**PROVIDED MATERIAL**.
........

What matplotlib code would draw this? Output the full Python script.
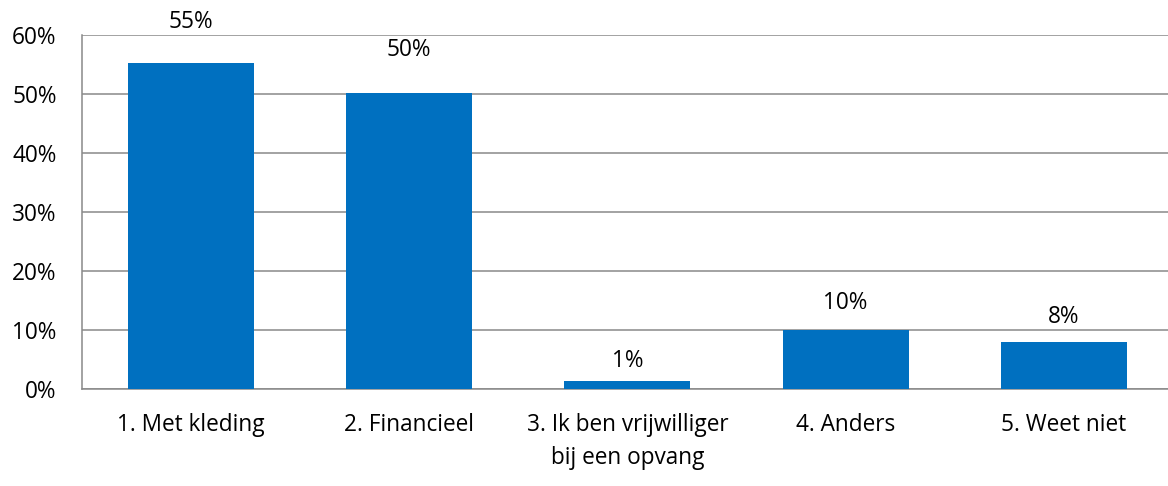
import matplotlib
matplotlib.use("Agg")
import matplotlib.pyplot as plt
from matplotlib.ticker import FuncFormatter

categories = ["1. Met kleding", "2. Financieel", "3. Ik ben vrijwilliger\nbij een opvang", "4. Anders", "5. Weet niet"]
values = [55.2, 50.2, 1.4, 10.0, 7.9]
labels = ["55%", "50%", "1%", "10%", "8%"]
yticks = [0, 10, 20, 30, 40, 50, 60]

# style: vertical offset (points) of each value label centre above its bar
label_offsets = [30, 30.5, 14, 19.5, 18.5]

plt.rcParams['font.family'] = ['Open Sans', 'DejaVu Sans']
FS = 16.3

W, H = 1168, 486
fig = plt.figure(figsize=(W / 100, H / 100), dpi=100)
left, right, top, bottom = 81.6, 81.6 + 5 * 218.3, 35, 389
ax = fig.add_axes([left / W, 1 - bottom / H, (right - left) / W, (bottom - top) / H])

x = list(range(len(categories)))
ax.bar(x, values, width=0.578, color="#0070C0", zorder=3)
for xi, v, lab, off in zip(x, values, labels, label_offsets):
    ax.annotate(lab, (xi, v), xytext=(0, off), textcoords="offset points",
                ha="center", va="center", fontsize=FS, color="#000000",
                annotation_clip=False)

ax.set_xlim(-0.5, len(categories) - 0.5)
ax.set_ylim(0, 60)
ax.set_yticks(yticks)
ax.yaxis.set_major_formatter(FuncFormatter(lambda v, p: f"{int(v)}%"))
ax.set_xticks(x)
ax.set_xticklabels(categories, fontsize=FS, linespacing=1.5)
ax.tick_params(axis="y", labelsize=FS, length=0, pad=18)
ax.tick_params(axis="x", length=0, pad=17)
ax.grid(axis="y", color="#898989", linewidth=1.1, zorder=0)
ax.spines["top"].set_visible(False)
ax.spines["right"].set_visible(False)
for s in ("left", "bottom"):
    ax.spines[s].set_color("#898989")
    ax.spines[s].set_linewidth(1.1)
ax.set_axisbelow(True)

fig.savefig("out.png", dpi=100)
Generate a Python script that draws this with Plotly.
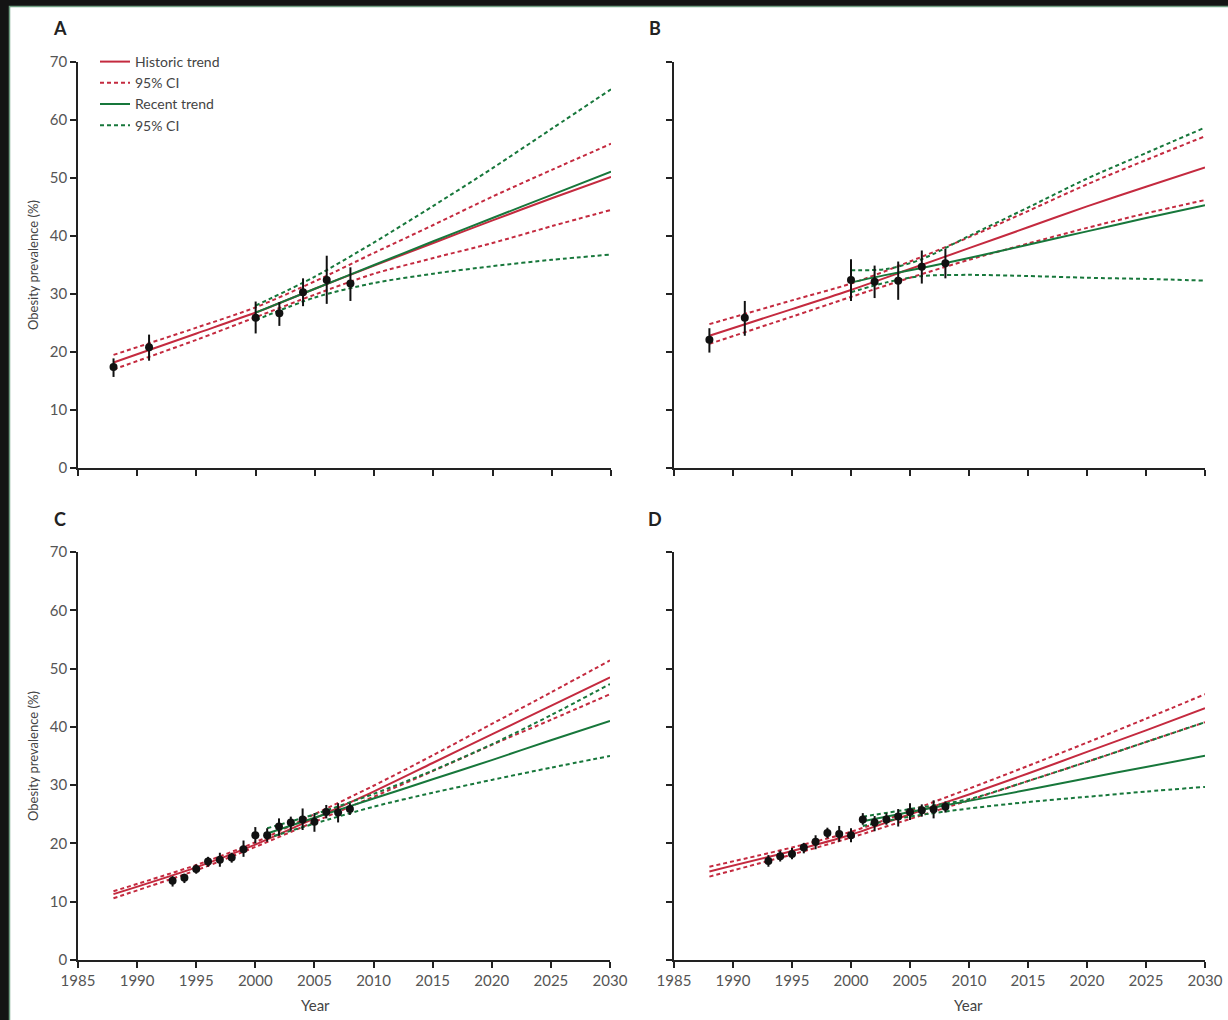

........

**DESCRIPTION OF THE TASK**.
Leave the pictures out and reproduce all of the records exactly.

**EXERCISE OUTPUT**.
What matplotlib code would draw this? Output the full Python script.
import matplotlib
matplotlib.use("Agg")
import matplotlib.pyplot as plt
from matplotlib.ticker import FuncFormatter

categories = ["1. Met kleding", "2. Financieel", "3. Ik ben vrijwilliger\nbij een opvang", "4. Anders", "5. Weet niet"]
values = [55.2, 50.2, 1.4, 10.0, 7.9]
labels = ["55%", "50%", "1%", "10%", "8%"]
yticks = [0, 10, 20, 30, 40, 50, 60]

# style: vertical offset (points) of each value label centre above its bar
label_offsets = [30, 30.5, 14, 19.5, 18.5]

plt.rcParams['font.family'] = ['Open Sans', 'DejaVu Sans']
FS = 16.3

W, H = 1168, 486
fig = plt.figure(figsize=(W / 100, H / 100), dpi=100)
left, right, top, bottom = 81.6, 81.6 + 5 * 218.3, 35, 389
ax = fig.add_axes([left / W, 1 - bottom / H, (right - left) / W, (bottom - top) / H])

x = list(range(len(categories)))
ax.bar(x, values, width=0.578, color="#0070C0", zorder=3)
for xi, v, lab, off in zip(x, values, labels, label_offsets):
    ax.annotate(lab, (xi, v), xytext=(0, off), textcoords="offset points",
                ha="center", va="center", fontsize=FS, color="#000000",
                annotation_clip=False)

ax.set_xlim(-0.5, len(categories) - 0.5)
ax.set_ylim(0, 60)
ax.set_yticks(yticks)
ax.yaxis.set_major_formatter(FuncFormatter(lambda v, p: f"{int(v)}%"))
ax.set_xticks(x)
ax.set_xticklabels(categories, fontsize=FS, linespacing=1.5)
ax.tick_params(axis="y", labelsize=FS, length=0, pad=18)
ax.tick_params(axis="x", length=0, pad=17)
ax.grid(axis="y", color="#898989", linewidth=1.1, zorder=0)
ax.spines["top"].set_visible(False)
ax.spines["right"].set_visible(False)
for s in ("left", "bottom"):
    ax.spines[s].set_color("#898989")
    ax.spines[s].set_linewidth(1.1)
ax.set_axisbelow(True)

fig.savefig("out.png", dpi=100)
Generate a Python script that draws this with Plotly.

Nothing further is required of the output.